There is no shortage of thoughts being offered in all possible mediums on life as a twenty something year old. This time of life is such fodder for written and spoken outpourings–bewilderment, excitement and existential crises seem to be particularly common themes. If you don’t expunge some of this somewhere, you’re bound to explode. Seeing as I’m in my 20s and bewildered, I felt it fit to add to the pile of endless musings and ruminations.
Whether it’s just the age or the loosening of institutional structure, there seems to be a definite turn inward in your 20s. The change isn’t something you outwardly see, but suddenly you find yourself much more often left, whether by necessity or time, to your thoughts. You’re deciding a lot more for yourself now, and severing old decision-making mechanisms you once relied on. It’s possible you may only be hanging on by a thread to your parents’ authority by the time you turn 26, after which, for real, it is time to assume responsibility for your own health insurance too. Naturally the weight of all these decisions and actions to make necessitates looking within, rather than relying on a select array of choices arranged attractively before you, buffet-style. If only we could know with certainty that this plate of meatloaf will sit well with us and doesn’t contain any nasty surprises, or that this veggie salad is as key to our health and happiness as we think it is.

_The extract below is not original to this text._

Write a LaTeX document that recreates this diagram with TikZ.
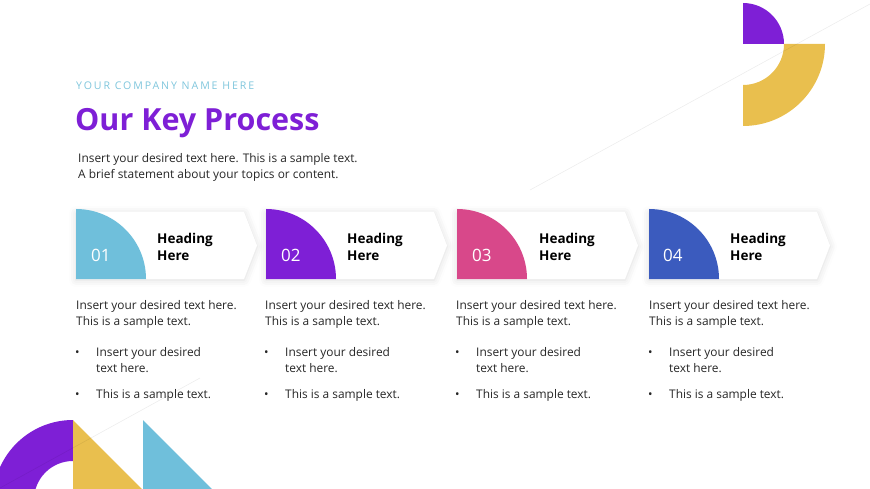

A consequence of this increased introspection, I have found, is constant reevaluation, shock and realization–a consistent need to update your views on things as you realize how very wrong you were, how many childish things you have yet to put away. I’ll go into one of these in this post. Using the turn of phrase of this generation, I’ll call it the mythical promise of “getting one’s shit together.”

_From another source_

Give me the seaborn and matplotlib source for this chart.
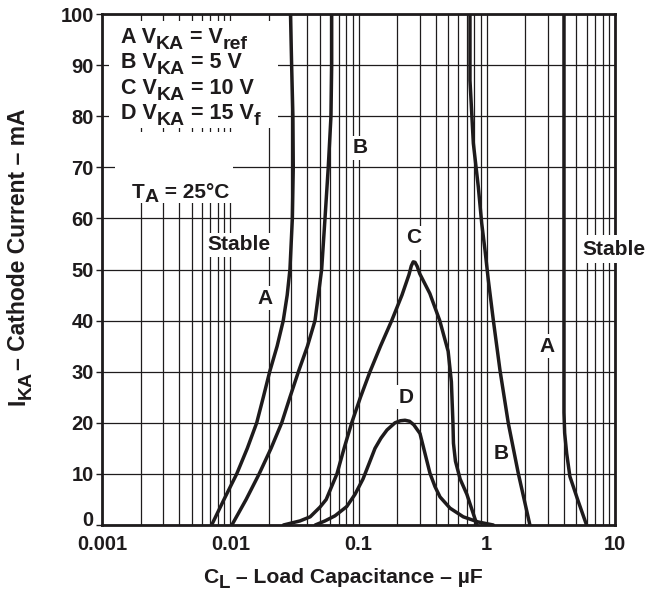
import numpy as np
import pandas as pd
import matplotlib
matplotlib.use("Agg")
import matplotlib.pyplot as plt
from matplotlib.ticker import FixedLocator, NullFormatter
from matplotlib.transforms import offset_copy
import seaborn as sns

# Curve data (C_L in uF, I_KA in mA)
a_left_c = [0.00716, 0.00894, 0.01123, 0.01358, 0.01608, 0.0181, 0.0203, 0.0232, 0.0259,
            0.0278, 0.0292, 0.0305, 0.0310, 0.0308, 0.0301, 0.0295]
a_left_i = [0, 5, 10, 15, 20, 25, 30, 35, 40, 45, 50, 60, 70, 80, 90, 100]

b_left_c = [0.0103, 0.0133, 0.0168, 0.0208, 0.0252, 0.0292, 0.0340, 0.0400, 0.0458,
            0.0516, 0.0548, 0.0581, 0.0610, 0.0618, 0.0618]
b_left_i = [0, 5, 10, 15, 20, 25, 30, 35, 40, 50, 60, 70, 80, 90, 100]

c_c = [0.026, 0.035, 0.042, 0.0501, 0.056, 0.0679, 0.0772, 0.0885, 0.1036, 0.1229,
       0.1484, 0.1815, 0.2183, 0.2476, 0.258, 0.267, 0.276, 0.287, 0.300, 0.360, 0.430,
       0.500, 0.530, 0.545, 0.550, 0.570, 0.620, 0.700, 0.840]
c_i = [0, 0.8, 1.6, 3.5, 5, 10, 15, 20, 25, 30, 35, 40, 45, 49, 50.7, 51.5, 51.4, 50.6,
       49.2, 45.3, 40, 34, 28, 20, 16, 12.5, 9, 6, 0]

d_c = [0.046, 0.0548, 0.0656, 0.0809, 0.0939, 0.1084, 0.1208, 0.1345, 0.1497, 0.1668,
       0.1926, 0.2120, 0.2306, 0.250, 0.270, 0.3016, 0.330, 0.361, 0.395, 0.432, 0.517,
       0.656, 0.855, 1.125]
d_i = [0, 0.8, 1.8, 3.6, 6, 9, 12, 15, 17, 18.6, 20, 20.4, 20.5, 20.3, 19.6, 17.9, 14,
       10.1, 7.5, 5.5, 3.3, 1.6, 0.6, 0]

b_right_c = [0.740, 0.740, 0.786, 0.859, 0.914, 0.969, 1.028, 1.125, 1.268, 1.473, 1.762, 2.170]
b_right_i = [100, 87, 74.7, 66.2, 59, 53.8, 48, 40.1, 30.3, 19.9, 10.1, 0]

a_right_c = [4.0, 4.0, 4.05, 4.2, 4.45, 5.15, 6.0]
a_right_i = [100, 22, 18, 14, 9.5, 4.75, 0]

y_ticks = [0, 10, 20, 30, 40, 50, 60, 70, 80, 90, 100]
x_ticks = [0.001, 0.01, 0.1, 1, 10]
x_tick_labels = ["0.001", "0.01", "0.1", "1", "10"]

curves = [(a_left_c, a_left_i), (b_left_c, b_left_i), (c_c, c_i),
          (d_c, d_i), (b_right_c, b_right_i), (a_right_c, a_right_i)]

sns.set_theme(style="white")
plt.rcParams['font.family'] = ['Liberation Sans', 'DejaVu Sans']
plt.rcParams['font.weight'] = 'bold'

ink = '#1e1b1c'
fs_tick = 14.5
fs_text = 15
fs_leg = 15.5
fs_sub = 14
fs_title = 15.2

fig = plt.figure(figsize=(6.45, 5.91), dpi=100)
ax = fig.add_axes([102 / 645, 1 - 525 / 591, 513 / 645, 511 / 591])

for cx, cy in curves:
    df = pd.DataFrame({'cap': cx, 'cur': cy})
    sns.lineplot(data=df, x='cap', y='cur', sort=False, estimator=None,
                 color=ink, lw=2.5, ax=ax, zorder=4)

ax.set_xscale('log')
ax.set_xlim(0.001, 10)
ax.set_ylim(0, 100)

minor = [m * 10.0 ** e for e in range(-3, 1) for m in range(2, 10)]
ax.xaxis.set_major_locator(FixedLocator(x_ticks))
ax.xaxis.set_minor_locator(FixedLocator(minor))
ax.xaxis.set_minor_formatter(NullFormatter())
ax.set_xticklabels(x_tick_labels)
ax.set_yticks(y_ticks)

ax.grid(True, which='both', axis='x', color=ink, lw=0.9)
ax.grid(True, which='major', axis='y', color=ink, lw=0.9)
ax.set_axisbelow(True)

for s in ax.spines.values():
    s.set_visible(True)
    s.set_color(ink)
    s.set_linewidth(2.0)

ax.tick_params(axis='x', which='both', length=0, pad=7, labelsize=fs_tick, colors=ink)
ax.tick_params(axis='y', which='major', length=4, width=1, pad=2, labelsize=fs_tick,
               colors=ink, left=True)
for lbl in ax.get_xticklabels() + ax.get_yticklabels():
    lbl.set_fontweight('bold')
# the "0" label sits a little above its gridline in the reference
zero_lbl = ax.yaxis.get_major_ticks()[0].label1
zero_lbl.set_transform(offset_copy(zero_lbl.get_transform(), fig=fig, y=6, units='dots'))
ax.set_xlabel('')
ax.set_ylabel('')


def rich_text(parent, x, y, segments, transform, size, sub_size, vertical=False):
    # chain normal / subscript pieces so subscripts keep a large size
    rot = 90 if vertical else 0
    first = parent.text(x, y, segments[0][0], transform=transform, fontsize=size,
                        fontweight='bold', color=ink, rotation=rot,
                        ha='right' if vertical else 'left', va='bottom', zorder=6)
    prev = first
    for txt, is_sub in segments[1:]:
        fsz = sub_size if is_sub else size
        shift = -3.5 if is_sub else 0
        if vertical:
            prev = ax.annotate(txt, xy=(1, 1), xycoords=(first, prev), xytext=(-shift, 0),
                               textcoords='offset points', ha='right', va='bottom',
                               rotation=90, fontsize=fsz, fontweight='bold', color=ink,
                               zorder=6, annotation_clip=False)
        else:
            prev = ax.annotate(txt, xy=(1, 0), xycoords=(prev, first), xytext=(0, shift),
                               textcoords='offset points', ha='left', va='bottom',
                               fontsize=fsz, fontweight='bold', color=ink,
                               zorder=6, annotation_clip=False)
    return first


# legend block with white background
ax.add_patch(plt.Rectangle((0.014, 0.777), 0.33, 0.21, transform=ax.transAxes,
                           facecolor='white', edgecolor='none', zorder=2))
legend_lines = [
    [('A V', False), ('KA', True), (' = V', False), ('ref', True)],
    [('B V', False), ('KA', True), (' = 5 V', False)],
    [('C V', False), ('KA', True), (' = 10 V', False)],
    [('D V', False), ('KA', True), (' = 15 V', False), ('f', True)],
]
for k, segs in enumerate(legend_lines):
    rich_text(ax, 0.037, 0.934 - k * 0.0499, segs, ax.transAxes, fs_leg, fs_sub)

ax.add_patch(plt.Rectangle((0.025, 0.630), 0.23, 0.14, transform=ax.transAxes,
                           facecolor='white', edgecolor='none', zorder=2))
rich_text(ax, 0.058, 0.633, [('T', False), ('A', True), (' = 25°C', False)],
          ax.transAxes, fs_text, fs_sub)

box = dict(facecolor='white', edgecolor='none', pad=2)
labels = [(0.0116, 54.8, 'Stable'), (0.01866, 44.4, 'A'), (0.1027, 73.8, 'B'),
          (0.2708, 56.2, 'C'), (0.2345, 25.0, 'D'), (2.95, 35.0, 'A'),
          (1.29, 13.9, 'B')]
for lx, ly, t in labels:
    ax.text(lx, ly, t, ha='center', va='center', fontsize=fs_text, fontweight='bold',
            color=ink, bbox=box, zorder=3)
ax.text(9.82, 54.0, 'Stable', ha='center', va='center', fontsize=fs_text,
        fontweight='bold', color=ink, bbox=dict(facecolor='white', edgecolor='none', pad=3),
        zorder=5, clip_on=False)

# axis titles
rich_text(fig, 203 / 645, 1 - 587 / 591,
          [('C', False), ('L', True), (' – Load Capacitance – µF', False)],
          fig.transFigure, fs_title, 13.5)
rich_text(fig, 30 / 645, 1 - 405 / 591,
          [('I', False), ('KA', True), ('– Cathode Current – mA', False)],
          fig.transFigure, 16.5, fs_sub, vertical=True)

fig.savefig('out.png', dpi=100)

This is a myth we consciously or unconsciously take great stock in, starting when we’re kids and following through into our 20s and, as I suspect, even beyond that. “Getting one’s shit together” is the comforting promise that once you’ve done all these things you’re supposed to do—go to school, work hard, get a job, move out, etcetera—then, then it’ll all make sense, you’ll become who you’re supposed to be, then life can begin. Many of us seem to operate on this promise of a clearer, more assured future, obtainable only once all of our “shit”, whatever that may personally entail, is together.
But I’ve personally only just begun to realize how ill conceived this promise of a clearer tomorrow is. Reaching milestones, accomplishing this or that goal often leaves me with more questions, revisions, and reconsiderations than ever. You can chalk this up to having a grand total of 23 years of life experience. But do you ever really reach a point in your life when the dust settles and you can say something—anything, really—with absolute confidence and certainty? Am I going to wake up one morning, in my mid-thirties in the penthouse apartment of my dreams (or wherever) and think to myself, Ah, yes. I know who I am, and it all makes sense, and it’s all okay from now on. I know what I’m doing in life and I get it. I get it now. But at what point is one’s shit together? When you’ve obtained a certain job title, when you’re earning a particular salary? When you’ve made that one big purchase you’re supposed to make, or had that family you’re supposed to have? Or when we merely wake up in our own apartment with a fervent certainty of ourselves?
What I’m realizing is closer to the truth is that no one really knows what they’re doing. No amount of goals you achieve or milestones you reach or relationships you forge will make your path absolutely certain. If this were so, maybe there wouldn’t be as much point to this thing called life after all. Uncertainty would end with your triumph, but then what? Life goes on and continues to present challenges to face, which by virtue of being challenges we can’t be absolutely sure of how to surmount. Much as we humans hate uncertainty, it is both okay and completely natural to be uncertain. It is, indeed, unavoidable, and not something you can cut out of your life.
The idea that one day you’ll have it all figured out is a comforting one, but perhaps also a limiting one. It actually makes uncertainty more painful than it needs to be and less easy to accept. It denies the reality that we change, constantly, and that we’re learning something new everyday. It denies us the right to change our minds, or to want to explore other sides of ourselves. It also makes us rely too much on external things that are out of our control to bring us a sense of peace, when in reality peace is always accessible to us, whenever we need it and despite what we have or haven’t done.
So here’s to letting go of the stress and overexertion to figure it all out at all—and the panic when it doesn’t seem to be happening. If clarity comes for us, as undoubtedly moments of it will, let it come. But the universe is vast and wide and largely unknowable, much like our own inner selves. In the meantime, we can still be at peace with uncertainty, simply due to it being perhaps the most natural, the most human state to be in.
Gone for me is the illusion that adults have it all figured out, and that things can ever be completely figured out. Gone is the idea that anything exterior to me will hasten or bring about clarity. For this I am sure–we must turn inward.